Винберг говорил уверенно, очень точно выбирая слова, трудно было представить, чтобы он когда-нибудь мог запнуться, к тому же, у него был красивый низкий, немного глухой, мужественным голос, его было весьма приятно слушать.
Почти одновременно с Винбергами прибыл — пришел из Ялты пешком — молодой человек с очень густыми, жесткими волосами, которые стояли на голове шапкой, с лицом простым, широким, все время морщившимся то ли недовольной, то ли презрительной гримасой. Он был старше Клеточникова, однако одет, как студент, в синюю блузу, перепоясанную толстым ремнем, брюки были заправлены в высокие сапоги.

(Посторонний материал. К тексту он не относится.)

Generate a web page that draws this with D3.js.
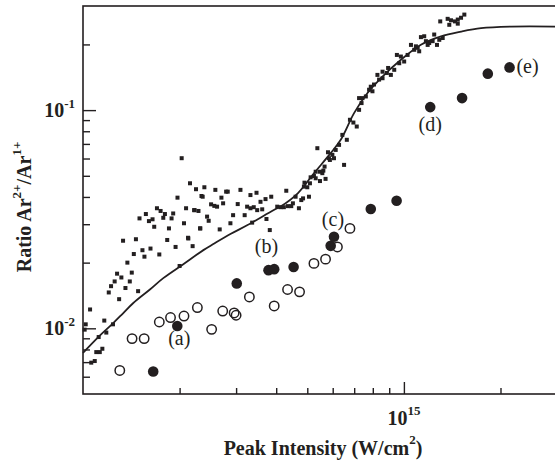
<!DOCTYPE html>
<html>
<head>
<meta charset="utf-8">
<script src="https://cdn.jsdelivr.net/npm/d3@7"></script>
<style>
    body{margin:0;background:#fff}
    svg{display:block}
    text{font-family:"Liberation Serif","Times New Roman",serif;fill:#231f20}
</style>
</head>
<body>
<div id="chart"></div>
<script>
// intensities in units of 1e14 W/cm^2, ratio Ar2+/Ar1+
var squares = [
    [2.03,0.0602],[2.155,0.0462],[2.25,0.0434],[2.34,0.0404],[1.97,0.0397],[2.095,0.0355],[2.22,0.0348],[2.29,0.0345],
    [1.70,0.0355],[1.745,0.0345],[1.80,0.0334],[1.91,0.0336],[1.50,0.0319],[1.57,0.0334],[1.605,0.031],[1.647,0.0316],
    [1.779,0.0321],[1.888,0.0319],[1.667,0.0292],[1.853,0.0287],[2.064,0.0303],[2.316,0.0287],[1.83,0.0254],[2.129,0.0258],
    [1.943,0.0236],[2.196,0.0238],[1.333,0.0252],[1.462,0.0256],[1.532,0.0228],[1.623,0.0232],[1.554,0.0213],[1.729,0.0218],
    [1.44,0.0219],[1.375,0.0200],[2.00,0.0193],[1.277,0.0178],[1.317,0.0171],[1.255,0.0164],[1.223,0.0156],[1.419,0.0180],
    [1.356,0.0153],[1.399,0.0164],[1.485,0.0148],[1.203,0.0146],[1.296,0.0136],[1.052,0.0122],[1.165,0.01085],[1.24,0.01043],
    [1.0196,0.01043],[1.012,0.00986],[1.182,0.00956],[1.119,0.00912],[1.100,0.00778],[1.128,0.00778],[1.149,0.00806],
    [1.088,0.00708],[1.061,0.00696],
    [2.389,0.0443],[2.585,0.0431],[2.793,0.0423],[2.825,0.0423],[3.095,0.0431],[3.325,0.0408],[3.473,0.0418],[2.36,0.0401],
    [2.70,0.0397],[2.507,0.0370],[2.566,0.0364],[2.617,0.0361],[2.733,0.0374],[3.035,0.0371],[3.247,0.0361],[3.405,0.0359],
    [3.574,0.0380],[3.705,0.0391],[3.86,0.0401],[4.30,0.0427],[2.227,0.0348],[2.436,0.0325],[2.464,0.0311],[2.936,0.0330],
    [3.19,0.0330],[3.325,0.0355],[3.49,0.0348],[3.618,0.0351],[2.88,0.0303],[3.366,0.0305],[3.73,0.0317],[2.321,0.0287],
    [2.667,0.0284],[3.82,0.0282],[2.125,0.0260],
    [4.03,0.0361],[4.127,0.0359],[4.226,0.0359],[4.35,0.0363],[4.457,0.0363],[4.509,0.0374],[4.597,0.0401],[4.789,0.0387],
    [4.708,0.0355],[5.06,0.0401],[4.90,0.0465],[5.00,0.0443],[5.121,0.0492],[5.244,0.0499],[5.31,0.0522],[5.476,0.0522],
    [5.476,0.0473],[5.70,0.0484],[5.61,0.0528],[5.374,0.0669],[5.80,0.0641],[5.84,0.0602],
    [15.43,0.274],[15.07,0.265],[14.72,0.260],[14.43,0.255],[14.02,0.258],[13.69,0.262],[12.98,0.255],[14.72,0.249],
    [13.85,0.246],[13.21,0.214],[12.89,0.210],[12.43,0.222],[12.29,0.207],[11.99,0.203],[11.71,0.207],[11.57,0.218],
    [11.30,0.216],[12.68,0.199],[11.86,0.199],[11.04,0.193],[10.77,0.189],[10.52,0.199],[11.16,0.186],[10.90,0.196],
    [10.27,0.179],[10.02,0.167],[9.786,0.176],[9.67,0.164],[9.51,0.179],[9.33,0.153],[9.107,0.145],[8.93,0.156],
    [8.85,0.148],[8.58,0.140],[8.37,0.138],[8.27,0.145],[8.58,0.150],[8.07,0.131],[7.885,0.128],[7.79,0.124],
    [7.98,0.122],[7.61,0.1155],[7.43,0.1135],[7.25,0.1135],[7.38,0.1077],[7.25,0.1003],[6.79,0.0903],[6.96,0.0877],
    [7.13,0.0841],[6.64,0.0731],[6.43,0.0770],[6.28,0.0693],[6.13,0.0657],[5.985,0.0624],[6.055,0.0602],[5.88,0.0591],
    [6.51,0.0561],[5.66,0.0551],[5.57,0.0514],[5.31,0.0487],[5.096,0.0462],[4.88,0.0446],[4.85,0.0394]
]

var openCircles = [
    [1.302,0.00641],[1.422,0.00897],[1.551,0.00897],[1.729,0.01069],[1.874,0.0112],[2.064,0.01138],[2.272,0.01245],
    [2.517,0.00989],[2.725,0.0120],[2.958,0.01176],[3.0,0.01148],[3.30,0.01392],[3.943,0.01266],[4.34,0.01506],
    [4.73,0.01469],[5.244,0.01984],[5.70,0.02075],[6.206,0.0236],[6.79,0.0287]
]

var filledCircles = [
    [1.655,0.00634],[1.967,0.01025],[3.014,0.01606],[3.785,0.01847],[3.943,0.01867],[4.532,0.0191],[5.913,0.02387],
    [6.055,0.02626],[7.885,0.0352],[9.49,0.03845],[12.08,0.1032],[15.18,0.1135],[18.26,0.1469],[21.34,0.1569]
]

// model curve
var curve = [
    [1.0,0.00772],[1.13,0.00929],[1.24,0.01054],[1.333,0.01172],[1.432,0.01303],[1.62,0.01511],[1.779,0.01698],
    [2.054,0.01968],[2.372,0.02282],[2.547,0.02432],[2.88,0.02704],[3.257,0.02973],[3.932,0.03484],[4.127,0.03615],
    [4.67,0.04157],[5.245,0.05135],[5.913,0.0635],[6.356,0.0731],[6.994,0.0969],[7.702,0.1197],
    [8.48,0.1403],[9.79,0.1702],[11.3,0.1995],[13.05,0.2178],[15.07,0.229],[17.4,0.2375],[21.6,0.2415],[30,0.2415]
]

// point labels: text and index of the filled circle they belong to
var labels = ["(a)","(b)","(c)","(d)","(e)"]
var labelPoint = [1,3,7,10,13]

var xMinor = [2e14,3e14,4e14,5e14,6e14,7e14,8e14,9e14,2e15]
var yMinor = [0.006,0.007,0.008,0.009,0.02,0.03,0.04,0.05,0.06,0.07,0.08,0.09,0.2]
var xMajor = [[1e15,"10","15"]]
var yMajor = [[0.1,"10","-1"],[0.01,"10","-2"]]

var unit = 1e14
var w = 555, h = 461
var padL = 83, padR = 557, padT = 6, padB = 394

var svg = d3.select("#chart").append("svg")
    .attr("width",w)
    .attr("height",h)

var x = d3.scaleLog().domain([1e14,3e15]).range([padL,padR])
var y = d3.scaleLog().domain([0.005,0.3]).range([padB,padT])

// ticks (inside the frame)
svg.append("g").attr("transform","translate(0,"+padB+")")
    .call(d3.axisBottom(x).tickValues(xMinor).tickSize(-6).tickFormat("").tickSizeOuter(0))
svg.append("g").attr("transform","translate(0,"+padB+")")
    .call(d3.axisBottom(x).tickValues(xMajor.map(function(d){return d[0]})).tickSize(-12).tickFormat("").tickSizeOuter(0))
svg.append("g").attr("transform","translate("+padL+",0)")
    .call(d3.axisLeft(y).tickValues(yMinor).tickSize(-7).tickFormat("").tickSizeOuter(0))
svg.append("g").attr("transform","translate("+padL+",0)")
    .call(d3.axisLeft(y).tickValues(yMajor.map(function(d){return d[0]})).tickSize(-13).tickFormat("").tickSizeOuter(0))
svg.selectAll(".domain").remove()
svg.selectAll(".tick line").attr("stroke","#231f20").attr("stroke-width",1.4)

// frame
svg.append("rect")
    .attr("x",padL).attr("y",padT)
    .attr("width",padR-padL).attr("height",padB-padT)
    .attr("fill","none").attr("stroke","#231f20").attr("stroke-width",1.6)

// tick labels with superscript
xMajor.forEach(function(d){
    var t = svg.append("text").attr("x",x(d[0])).attr("y",padB+31)
        .attr("text-anchor","middle").attr("font-weight","bold").attr("font-size",20)
    t.append("tspan").text(d[1])
    t.append("tspan").text(d[2]).attr("font-size",13).attr("dy",-10)
})
yMajor.forEach(function(d){
    var t = svg.append("text").attr("x",75).attr("y",y(d[0])+7)
        .attr("text-anchor","end").attr("font-weight","bold").attr("font-size",20)
    t.append("tspan").text(d[1])
    t.append("tspan").text(d[2]).attr("font-size",13).attr("dy",-9)
})

// axis titles
var xt = svg.append("text").attr("x",323).attr("y",455)
    .attr("text-anchor","middle").attr("font-weight","bold").attr("font-size",20)
xt.append("tspan").text("Peak Intensity (W/cm")
xt.append("tspan").text("2").attr("font-size",13).attr("dy",-11)
xt.append("tspan").text(")").attr("dy",11)

var yt = svg.append("text").attr("transform","translate(31,207) rotate(-90)")
    .attr("text-anchor","middle").attr("font-weight","bold").attr("font-size",20)
yt.append("tspan").text("Ratio Ar")
yt.append("tspan").text("2+").attr("font-size",13).attr("dy",-10)
yt.append("tspan").text("/Ar").attr("dy",10)
yt.append("tspan").text("1+").attr("font-size",13).attr("dy",-10)

// data squares
svg.selectAll(".sq")
    .data(squares)
    .join("rect")
    .attr("class","sq")
    .attr("x",function(d){return x(d[0]*unit)-2})
    .attr("y",function(d){return y(d[1])-2})
    .attr("width",4)
    .attr("height",4)
    .attr("fill","#231f20")

var line = d3.line()
    .x(function(d){return x(d[0]*unit)})
    .y(function(d){return y(d[1])})
    .curve(d3.curveCatmullRom)
svg.append("path")
    .datum(curve)
    .attr("d",line)
    .attr("fill","none")
    .attr("stroke","#231f20")
    .attr("stroke-width",1.8)

// open circles
svg.selectAll(".open")
    .data(openCircles)
    .join("circle")
    .attr("class","open")
    .attr("cx",function(d){return x(d[0]*unit)})
    .attr("cy",function(d){return y(d[1])})
    .attr("r",4.7)
    .attr("fill","none")
    .attr("stroke","#231f20")
    .attr("stroke-width",1.5)

// filled circles
svg.selectAll(".filled")
    .data(filledCircles)
    .join("circle")
    .attr("class","filled")
    .attr("cx",function(d){return x(d[0]*unit)})
    .attr("cy",function(d){return y(d[1])})
    .attr("r",5.3)
    .attr("fill","#231f20")

// labels next to the filled circles
var labelOffset = [[2,19],[-2,-17],[-1,-11],[0,24],[18,6]]
svg.selectAll(".lab")
    .data(labels)
    .join("text")
    .attr("class","lab")
    .text(function(d){return d})
    .attr("x",function(d,i){return x(filledCircles[labelPoint[i]][0]*unit)+labelOffset[i][0]})
    .attr("y",function(d,i){return y(filledCircles[labelPoint[i]][1])+labelOffset[i][1]})
    .attr("text-anchor","middle")
    .attr("font-size",20)
</script>
</body>
</html>
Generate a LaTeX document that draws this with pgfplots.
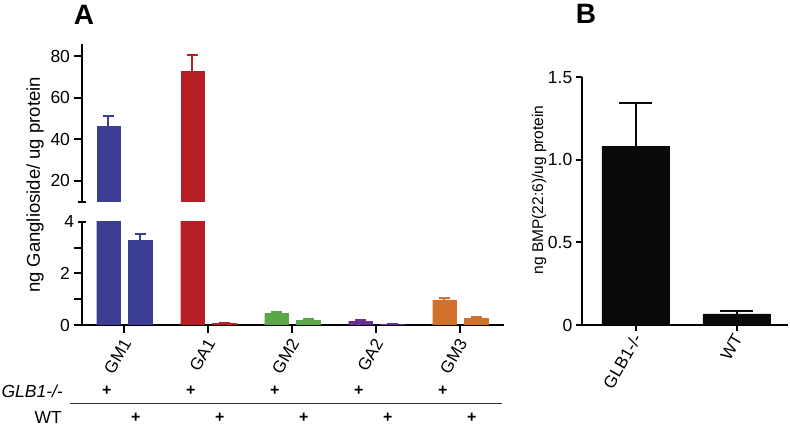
\documentclass[border=0pt]{standalone}
\usepackage{pgfplots}
\pgfplotsset{compat=1.18}
\usepackage{fontspec}
\setmainfont{Liberation Sans}
\definecolor{cblue}{HTML}{3A3D92}
\definecolor{cred}{HTML}{B81F25}
\definecolor{cgreen}{HTML}{5BA646}
\definecolor{cpurple}{HTML}{6A2E8F}
\definecolor{corange}{HTML}{D2712B}
\definecolor{cblack}{HTML}{0A0A0A}
\pgfplotsset{
 myaxis/.style={
   scale only axis, anchor=south west,
   axis line style={line width=2pt, black},
   every tick/.style={line width=2pt, black},
   major tick length=8.5pt,
   tick align=outside,
   tick label style={font=\fontsize{17.5}{18}\selectfont},
   /pgf/number format/assume math mode=true,
   clip marker paths=true,
 },
 mybar/.style n args={3}{ybar, bar width=#2, bar shift=0pt, fill=#1, draw=#1, line width=0.3pt,
   error bars/.cd, y dir=plus, y explicit,
   error bar style={line width=2pt, draw=#1, solid},
   error mark options={rotate=90, line width=2pt, draw=#1, mark size=#3}},
}
\newcommand{\fs}[1]{\fontsize{#1}{#1}\selectfont}
\begin{document}
\begin{tikzpicture}
\path (0pt,0pt) rectangle (790pt,427pt);

% Panel A upper
\begin{axis}[myaxis, at={(82pt,225.3pt)}, width=422pt, height=157.7pt,
  xmin=-0.504, xmax=4.52, ymin=10, ymax=86,
  axis x line=none, axis y line*=left,
  ytick={20,40,60,80}, yticklabels={20,40,60,80},
  extra y ticks={10}, extra y tick labels={},
  extra y tick style={tick align=center}]
\addplot[mybar={cblue}{23.3pt}{5.5pt}] coordinates {(-0.19,46.4) +- (0,4.8)};
\addplot[mybar={cred}{23.3pt}{5.5pt}] coordinates {(0.81,73.1) +- (0,7.4)};
\end{axis}

% Panel A lower
\begin{axis}[myaxis, at={(82pt,102pt)}, width=422pt, height=103.3pt,
  xmin=-0.504, xmax=4.52, ymin=0, ymax=4,
  axis x line*=bottom, axis y line*=left,
  ytick={0,1,2,3}, yticklabels={0,,2,},
  extra y ticks={4}, extra y tick labels={4},
  extra y tick style={tick align=center},
  xtick={0,1,2,3,4}, xticklabels={GM1,GA1,GM2,GA2,GM3},
  xticklabel style={xshift=3pt, yshift=-6pt, rotate=60, anchor=east, inner sep=1pt, font=\fs{17}}]
\addplot[mybar={cblue}{23.3pt}{5.5pt}] coordinates {(-0.19,46.4) (0.19,3.27) +- (0,0.26)};
\addplot[mybar={cred}{23.3pt}{5.5pt}] coordinates {(0.81,73.1) (1.19,0.06) +- (0,0.02)};
\addplot[mybar={cgreen}{23.3pt}{5.5pt}] coordinates {(1.81,0.45) +- (0,0.04) (2.19,0.19) +- (0,0.03)};
\addplot[mybar={cpurple}{23.3pt}{5.5pt}] coordinates {(2.81,0.15) +- (0,0.03) (3.19,0.02) +- (0,0.005)};
\addplot[mybar={corange}{23.3pt}{5.5pt}] coordinates {(3.81,0.97) +- (0,0.08) (4.19,0.27) +- (0,0.03)};
\end{axis}

% Panel B
\begin{axis}[myaxis, at={(582.3pt,102pt)}, width=205.7pt, height=247.7pt,
  xmin=-0.529, xmax=1.508, ymin=0, ymax=1.5,
  axis x line*=bottom, axis y line*=left,
  ytick={0,0.5,1,1.5}, yticklabels={0,0.5,1.0,1.5},
  major tick length=6.5pt,
  xtick={0,1}, xticklabels={GLB1-/-,WT},
  xticklabel style={xshift=2pt, yshift=-3pt, rotate=60, anchor=east, inner sep=1pt, font=\fs{17}}]
\addplot[mybar={cblack}{67.5pt}{16.5pt}] coordinates {(0,1.083) +- (0,0.26) (1,0.067) +- (0,0.018)};
\end{axis}

% labels
\node[font=\bfseries\fs{28}] at (84pt,412pt) {A};
\node[font=\bfseries\fs{28}] at (586pt,413pt) {B};
\node[rotate=90, font=\fs{18.5}] at (35pt,242pt) {ng Ganglioside/ ug protein};
\node[rotate=90, font=\fs{15.5}] at (539pt,237pt) {ng BMP(22:6)/ug protein};

% genotype rows
\node[anchor=east, inner sep=0pt, font=\itshape\fs{17.5}] at (63pt,36pt) {GLB1-/-};
\node[anchor=east, inner sep=0pt, font=\fs{17.5}] at (62pt,9.5pt) {WT};
\draw[line width=1pt, black!80] (70pt,23pt) -- (502pt,23pt);
\foreach \xx in {106.7,190.7,274.7,358.7,442.7} \node[font=\bfseries\fs{16}] at (\xx pt,36pt) {+};
\foreach \xx in {135.7,219.7,303.7,387.7,471.7} \node[font=\bfseries\fs{16}] at (\xx pt,9pt) {+};
\end{tikzpicture}
\end{document}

Он слушал разговор о вине молча, стоя в стороне и морщась, а при последних словах Винберга громко хмыкнул. Было неясно, что он хотел этим выразить. Впрочем, никто на него не обратил внимания, — должно быть, к его выходкам привыкли. Звали его Петром Сергеевичем Щербиной, он, кажется, нигде не служил.
Затем приехали председатель Ялтинской уездной земской управы Дмитрий Николаевич Визинг с супругой Анной Александровной и член той же управы Сергей Александрович Ашер, бодрые молодые люди с печатью образованности и служебного энтузиазма на лице. Последним приехал местный судья, молчаливый, болезненный и раздражительный, казавшийся старше других гостей, хотя едва ли ему было больше лет, чем им. Ожидали еще троих, врача и поэта Руданского, служившего в имении графа Воронцова в Алупке, местного помещика Муравьева, исправлявшего обязанности уездного воинского начальника, и нотариуса Лазарева (сына адмирала), того самого Лазарева, который в числе тринадцати тверских мировых посредников в шестьдесят втором году был заключен в Петропавловскую крепость за публичное осуждение принципов крестьянской реформы, которыми закреплялись сословные преимущества дворянства. Но о Руданском привез известие судья, что тот не сможет приехать за нездоровьем, а от Муравьева прискакал нарочный с запиской, извещавшей о его, Муравьева, с Лазаревым совместном неожиданном отъезде в Алушту по срочному делу. При этом все понимающе переглянулись, и Клеточников понял, о каком срочном деле тут могла идти речь; он вспомнил, что в Самаре ему говорили об этом Муравьеве как о человеке образованном и либеральном, но, увы, страдающем нередким среди русских образованных людей недугом — любовью к спиртному.
— Ну-с, господа, — сказал Корсаков, когда все собрались и перешли из зала на веранду, где было светлее и стояли столики с вином и фруктами, — почти вся уездная власть в сборе, земство, во всяком случае, в полном составе, можно провести заседание управы. Причем, как в английском парламенте, при зрителях и оппозиции. — Он по-смотрел с улыбкой на дам, потом на Щербину, тот усмехнулся и ничего не ответил. Корсаков повернулся к Винбергу: — Владимир Карлович, не изволите ли взять слово? Ждем вашего рассказа с нетерпением. Владимир Карлович только что вернулся из Новгорода, где был у князя Александра Илларионовича Васильчикова, гласного тамошнего губернского земства, — объяснил Корсаков Клеточникову. — Князь Васильчиков, изволите ли видеть, оч-чень любопытная фигура на нашем российском общественном небосклоне. Думаю, и вам небезынтересно будет послушать о нем.